Restate each line word for word. Leave out every picture.

─── Raw data

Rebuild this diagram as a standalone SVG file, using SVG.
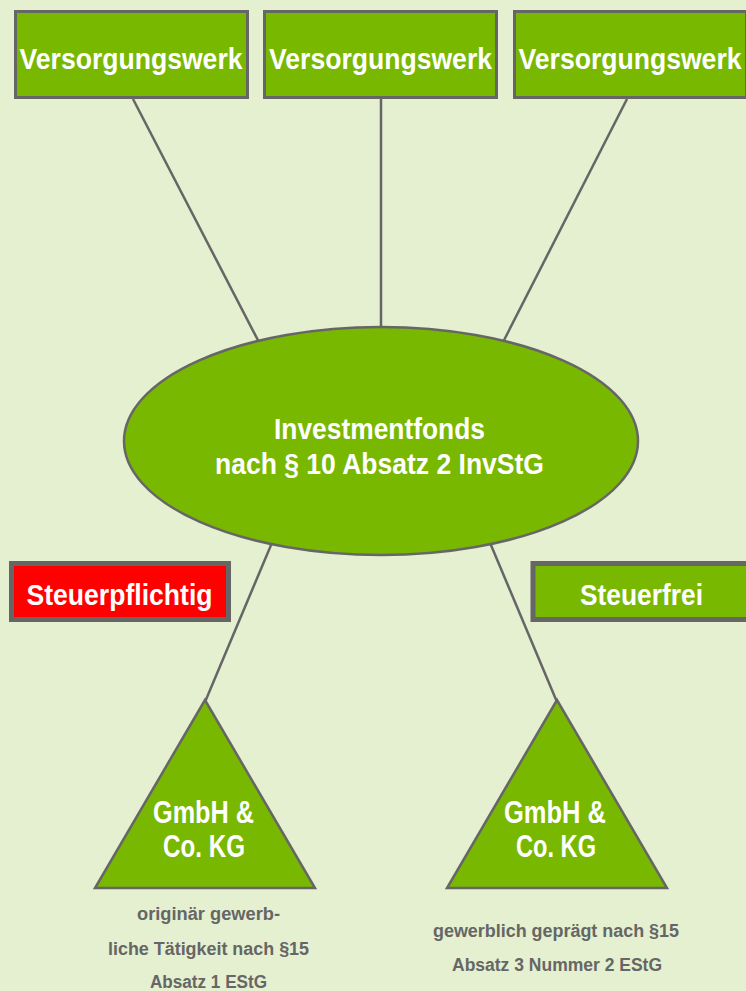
<svg xmlns="http://www.w3.org/2000/svg" width="746" height="991" viewBox="0 0 746 991">
  <style>
    .bg { fill: #e4f0cf; }
    .node { fill: #78b800; stroke: #666666; }
    .box { stroke-width: 3; }
    .shape { stroke-width: 2.5; }
    .tag { stroke-width: 5; }
    .red { fill: #ff0000; }
    .lbl { font-family: "Liberation Sans", Arial, sans-serif; font-weight: bold; fill: #ffffff; text-anchor: middle; }
    .cap { font-family: "Liberation Sans", Arial, sans-serif; font-weight: bold; fill: #666666; text-anchor: middle; font-size: 18px; }
    .wire { stroke: #666666; stroke-width: 2.5; fill: none; }
  </style>
  <rect class="bg" x="0" y="0" width="746" height="991"/>

  <!-- connectors, drawn beneath the nodes -->
  <g id="connectors">
    <line class="wire" x1="133" y1="99" x2="262" y2="348"/>
    <line class="wire" x1="381" y1="99" x2="381" y2="330"/>
    <line class="wire" x1="627" y1="99" x2="500" y2="348"/>
    <line class="wire" x1="274" y1="538" x2="205" y2="702"/>
    <line class="wire" x1="488" y1="538" x2="557" y2="702"/>
  </g>

  <g id="versorgungswerk-1">
    <rect class="node box" x="15.5" y="11.5" width="232" height="86"/>
    <text class="lbl" x="131" y="69" font-size="30" textLength="223" lengthAdjust="spacingAndGlyphs">Versorgungswerk</text>
  </g>
  <g id="versorgungswerk-2">
    <rect class="node box" x="264.5" y="11.5" width="232" height="86"/>
    <text class="lbl" x="380.5" y="69" font-size="30" textLength="223" lengthAdjust="spacingAndGlyphs">Versorgungswerk</text>
  </g>
  <g id="versorgungswerk-3">
    <rect class="node box" x="514.5" y="11.5" width="232" height="86"/>
    <text class="lbl" x="630" y="69" font-size="30" textLength="223" lengthAdjust="spacingAndGlyphs">Versorgungswerk</text>
  </g>

  <g id="investmentfonds">
    <ellipse class="node shape" cx="381" cy="441" rx="257" ry="114"/>
    <text class="lbl" x="379.5" y="439" font-size="30" textLength="211" lengthAdjust="spacingAndGlyphs">Investmentfonds</text>
    <text class="lbl" x="379.5" y="474" font-size="30" textLength="329" lengthAdjust="spacingAndGlyphs">nach § 10 Absatz 2 InvStG</text>
  </g>

  <g id="steuerpflichtig">
    <rect class="red tag" stroke="#666666" x="11.5" y="563.5" width="217" height="56"/>
    <text class="lbl" x="119.5" y="605" font-size="30" textLength="186" lengthAdjust="spacingAndGlyphs">Steuerpflichtig</text>
  </g>
  <g id="steuerfrei">
    <rect class="node tag" x="533" y="563.5" width="217" height="56"/>
    <text class="lbl" x="641.5" y="605" font-size="30" textLength="123" lengthAdjust="spacingAndGlyphs">Steuerfrei</text>
  </g>

  <g id="gmbh-left">
    <polygon class="node shape" points="205,700 95,888 315,888"/>
    <text class="lbl" x="203.5" y="823" font-size="31" textLength="101" lengthAdjust="spacingAndGlyphs">GmbH &amp;</text>
    <text class="lbl" x="204" y="857" font-size="31" textLength="82" lengthAdjust="spacingAndGlyphs">Co. KG</text>
    <text class="cap" x="208.5" y="920" textLength="143" lengthAdjust="spacingAndGlyphs">originär gewerb-</text>
    <text class="cap" x="208.5" y="955" textLength="201" lengthAdjust="spacingAndGlyphs">liche Tätigkeit nach §15</text>
    <text class="cap" x="208.5" y="988" textLength="117" lengthAdjust="spacingAndGlyphs">Absatz 1 EStG</text>
  </g>

  <g id="gmbh-right">
    <polygon class="node shape" points="557,700 447,888 667,888"/>
    <text class="lbl" x="555" y="823" font-size="31" textLength="102" lengthAdjust="spacingAndGlyphs">GmbH &amp;</text>
    <text class="lbl" x="556" y="857" font-size="31" textLength="80" lengthAdjust="spacingAndGlyphs">Co. KG</text>
    <text class="cap" x="556" y="937" textLength="246" lengthAdjust="spacingAndGlyphs">gewerblich geprägt nach §15</text>
    <text class="cap" x="557" y="971" textLength="210" lengthAdjust="spacingAndGlyphs">Absatz 3 Nummer 2 EStG</text>
  </g>
</svg>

──────

## [The answer]
Rebuild this diagram as a standalone SVG file, using SVG.
<svg xmlns="http://www.w3.org/2000/svg" width="746" height="991" viewBox="0 0 746 991">
  <style>
    .bg { fill: #e4f0cf; }
    .node { fill: #78b800; stroke: #666666; }
    .box { stroke-width: 3; }
    .shape { stroke-width: 2.5; }
    .tag { stroke-width: 5; }
    .red { fill: #ff0000; }
    .lbl { font-family: "Liberation Sans", Arial, sans-serif; font-weight: bold; fill: #ffffff; text-anchor: middle; }
    .cap { font-family: "Liberation Sans", Arial, sans-serif; font-weight: bold; fill: #666666; text-anchor: middle; font-size: 18px; }
    .wire { stroke: #666666; stroke-width: 2.5; fill: none; }
  </style>
  <rect class="bg" x="0" y="0" width="746" height="991"/>

  <!-- connectors, drawn beneath the nodes -->
  <g id="connectors">
    <line class="wire" x1="133" y1="99" x2="262" y2="348"/>
    <line class="wire" x1="381" y1="99" x2="381" y2="330"/>
    <line class="wire" x1="627" y1="99" x2="500" y2="348"/>
    <line class="wire" x1="274" y1="538" x2="205" y2="702"/>
    <line class="wire" x1="488" y1="538" x2="557" y2="702"/>
  </g>

  <g id="versorgungswerk-1">
    <rect class="node box" x="15.5" y="11.5" width="232" height="86"/>
    <text class="lbl" x="131" y="69" font-size="30" textLength="223" lengthAdjust="spacingAndGlyphs">Versorgungswerk</text>
  </g>
  <g id="versorgungswerk-2">
    <rect class="node box" x="264.5" y="11.5" width="232" height="86"/>
    <text class="lbl" x="380.5" y="69" font-size="30" textLength="223" lengthAdjust="spacingAndGlyphs">Versorgungswerk</text>
  </g>
  <g id="versorgungswerk-3">
    <rect class="node box" x="514.5" y="11.5" width="232" height="86"/>
    <text class="lbl" x="630" y="69" font-size="30" textLength="223" lengthAdjust="spacingAndGlyphs">Versorgungswerk</text>
  </g>

  <g id="investmentfonds">
    <ellipse class="node shape" cx="381" cy="441" rx="257" ry="114"/>
    <text class="lbl" x="379.5" y="439" font-size="30" textLength="211" lengthAdjust="spacingAndGlyphs">Investmentfonds</text>
    <text class="lbl" x="379.5" y="474" font-size="30" textLength="329" lengthAdjust="spacingAndGlyphs">nach § 10 Absatz 2 InvStG</text>
  </g>

  <g id="steuerpflichtig">
    <rect class="red tag" stroke="#666666" x="11.5" y="563.5" width="217" height="56"/>
    <text class="lbl" x="119.5" y="605" font-size="30" textLength="186" lengthAdjust="spacingAndGlyphs">Steuerpflichtig</text>
  </g>
  <g id="steuerfrei">
    <rect class="node tag" x="533" y="563.5" width="217" height="56"/>
    <text class="lbl" x="641.5" y="605" font-size="30" textLength="123" lengthAdjust="spacingAndGlyphs">Steuerfrei</text>
  </g>

  <g id="gmbh-left">
    <polygon class="node shape" points="205,700 95,888 315,888"/>
    <text class="lbl" x="203.5" y="823" font-size="31" textLength="101" lengthAdjust="spacingAndGlyphs">GmbH &amp;</text>
    <text class="lbl" x="204" y="857" font-size="31" textLength="82" lengthAdjust="spacingAndGlyphs">Co. KG</text>
    <text class="cap" x="208.5" y="920" textLength="143" lengthAdjust="spacingAndGlyphs">originär gewerb-</text>
    <text class="cap" x="208.5" y="955" textLength="201" lengthAdjust="spacingAndGlyphs">liche Tätigkeit nach §15</text>
    <text class="cap" x="208.5" y="988" textLength="117" lengthAdjust="spacingAndGlyphs">Absatz 1 EStG</text>
  </g>

  <g id="gmbh-right">
    <polygon class="node shape" points="557,700 447,888 667,888"/>
    <text class="lbl" x="555" y="823" font-size="31" textLength="102" lengthAdjust="spacingAndGlyphs">GmbH &amp;</text>
    <text class="lbl" x="556" y="857" font-size="31" textLength="80" lengthAdjust="spacingAndGlyphs">Co. KG</text>
    <text class="cap" x="556" y="937" textLength="246" lengthAdjust="spacingAndGlyphs">gewerblich geprägt nach §15</text>
    <text class="cap" x="557" y="971" textLength="210" lengthAdjust="spacingAndGlyphs">Absatz 3 Nummer 2 EStG</text>
  </g>
</svg>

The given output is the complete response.